The benefits of this sort of grazing — for grass, for soil, for animals and for people — are remarkable. Manure fertilizes the grass, the mowing causes the grass to shed some of its roots, which then decompose and further improve the soil, and the animals' hooves break up the hardpan on the surface, further improving the structure of the soil. As mentioned in water-efficient agriculture, mob-grazing has been shown to increase the amount of water soil can hold by 775%. The name 'animal tractor' is apt; the herbivores mow and cultivate the ground more effectively than tilling, while also producing meat. This cultivation is particularly needed in sub-Saharan Africa and other places where extensive grazing patterns have made grasslands dry and dead. Anywhere that cell-grazing has been implemented, grasslands have recovered[14] and the soil and ecosystem holds so much water that drought is no longer a threat[15][16].

Another key advantage is that multiple animals can graze the same pasture in rotation. Polyface Farms grazes cows, turkeys, pigs, chickens, hens and rabbits on the same space by rotating them in time. This further benefits the soil and allows the animals to benefit from one another. For example, the maggots that grow in cow manure are a food source for chickens. Moreover, it obviously allows much higher productivity per unit of land.

The argument that conversion of feed to meat is inefficient does not apply here, because in such a system cows only eat grass and weeds, not grain or anything else that is edible by humans. Therefore no useful food resources are being wasted. Besides, beef from grass-fed cows has a better nutritional profile than from grain-fed animals and is universally considered tastier. Cows also convert grass to meat much more efficiently than they convert grain[17]. Similar logic applies to other kinds of meat. We could say that in agroecology, the purpose of animals is to convert inedible grasses, insects, leaves etc. into edible meat. If we are to build a food system that provides high-quality food to all of humanity, it is essential that we use the 335.7 trillion m2 of pasture available to us for raising meat sustainably by converting these inedible grasses into meat. One estimate is that this would provide enough food for 1.3 billion people[18].

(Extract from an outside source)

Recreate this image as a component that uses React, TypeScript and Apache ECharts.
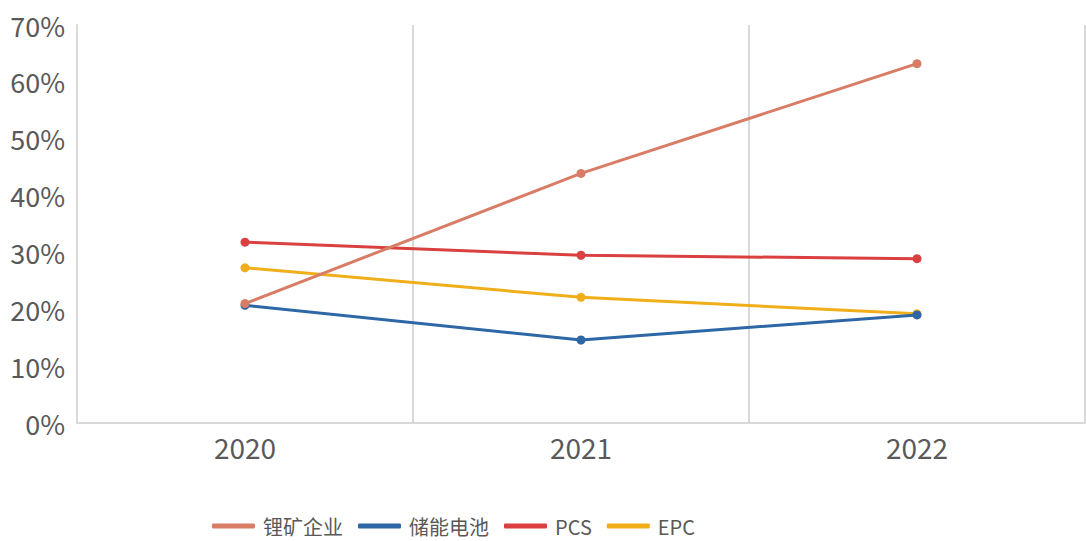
import React, { useEffect, useRef } from "react";
import * as echarts from "echarts";

const categories = ["2020", "2021", "2022"];
const seriesNames = ["锂矿企业", "储能电池", "PCS", "EPC"];
const lithium = [21.0, 43.9, 63.2];
const battery = [20.7, 14.6, 19.0];
const pcs = [31.8, 29.5, 28.9];
const epc = [27.3, 22.1, 19.2];
const yTicks = { min: 0, max: 70, interval: 10 };
const colors = ["#D87C66", "#2E67A6", "#D9403F", "#F0AE1A"];

export default function App() {
  const ref = useRef<HTMLDivElement>(null);
  useEffect(() => {
    if (!ref.current) return;
    const chart = echarts.init(ref.current, undefined, { renderer: "svg" });
    const font = "'Noto Sans CJK SC', 'Noto Sans', sans-serif";
    const values = [lithium, battery, pcs, epc];
    chart.setOption({
      animation: false,
      backgroundColor: "#ffffff",
      grid: { left: 77, right: 1, top: 25, bottom: 118, containLabel: false },
      legend: {
        data: seriesNames,
        top: 514,
        left: 212,
        padding: 0,
        icon: "roundRect",
        itemWidth: 43,
        itemHeight: 5,
        itemGap: 15,
        textStyle: { fontFamily: font, fontSize: 20, lineHeight: 24, color: "#595959", padding: [0, 0, 0, 3] },
      },
      xAxis: {
        type: "category",
        data: categories,
        boundaryGap: true,
        axisLine: { show: true, lineStyle: { color: "#d9d9d9", width: 2 } },
        axisTick: { show: false },
        splitLine: { show: true, lineStyle: { color: "#d9d9d9", width: 2 } },
        axisLabel: { fontFamily: font, fontSize: 28, color: "#595959", margin: 10 },
      },
      yAxis: {
        type: "value",
        min: yTicks.min,
        max: yTicks.max,
        interval: yTicks.interval,
        axisLine: { show: true, lineStyle: { color: "#d9d9d9", width: 2 } },
        axisTick: { show: false },
        splitLine: { show: false },
        axisLabel: { fontFamily: font, fontSize: 27, color: "#595959", margin: 12, formatter: "{value}%" },
      },
      series: seriesNames.map((name, i) => ({
        name,
        type: "line",
        data: values[i],
        symbol: "circle",
        symbolSize: 9,
        showSymbol: true,
        lineStyle: { color: colors[i], width: 3 },
        itemStyle: { color: colors[i] },
        z: [4, 3, 2, 1][i],
      })),
    });
    return () => chart.dispose();
  }, []);
  return (
    <div
      ref={ref}
      style={{ position: "fixed", left: 0, top: 0, width: 1086, height: 541, background: "#fff" }}
    />
  );
}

Productivity of permaculture

Permaculture is not only an ecologically sound means of food-production, it is very productive. Permaculture expert David Blume makes a convincing case for the productivity of permaculture, writing, "In a good but somewhat sloppy design, you need about 500 square feet (46.5m2) per person maximum. In a very good design, 200 square feet (18.5m2) will do the job." John Jeavons (father of another school of permaculture called biointensive agriculture), makes more conservative claims of around 316-372 square meters [19] [20].

The 2011 UN report on the right to food notes that agroecology initiatives typically double yield within ten years while reducing the need for inputs like fertilizer. It also reports that agroecology projects generally come about as a result of peer-to-peer collaborative sharing of farming knowledge.

While not as automated nor as productive as the aeroponics techniques described to the left, agroecology is a highly practical and advanced methodology that can play a role in making Spaceship Earth work for everybody. In time, it may become possible to automate agroecology by using sensors to detect when plants are ready for harvest, and having robots that can pick vegetables, prune trees and so forth.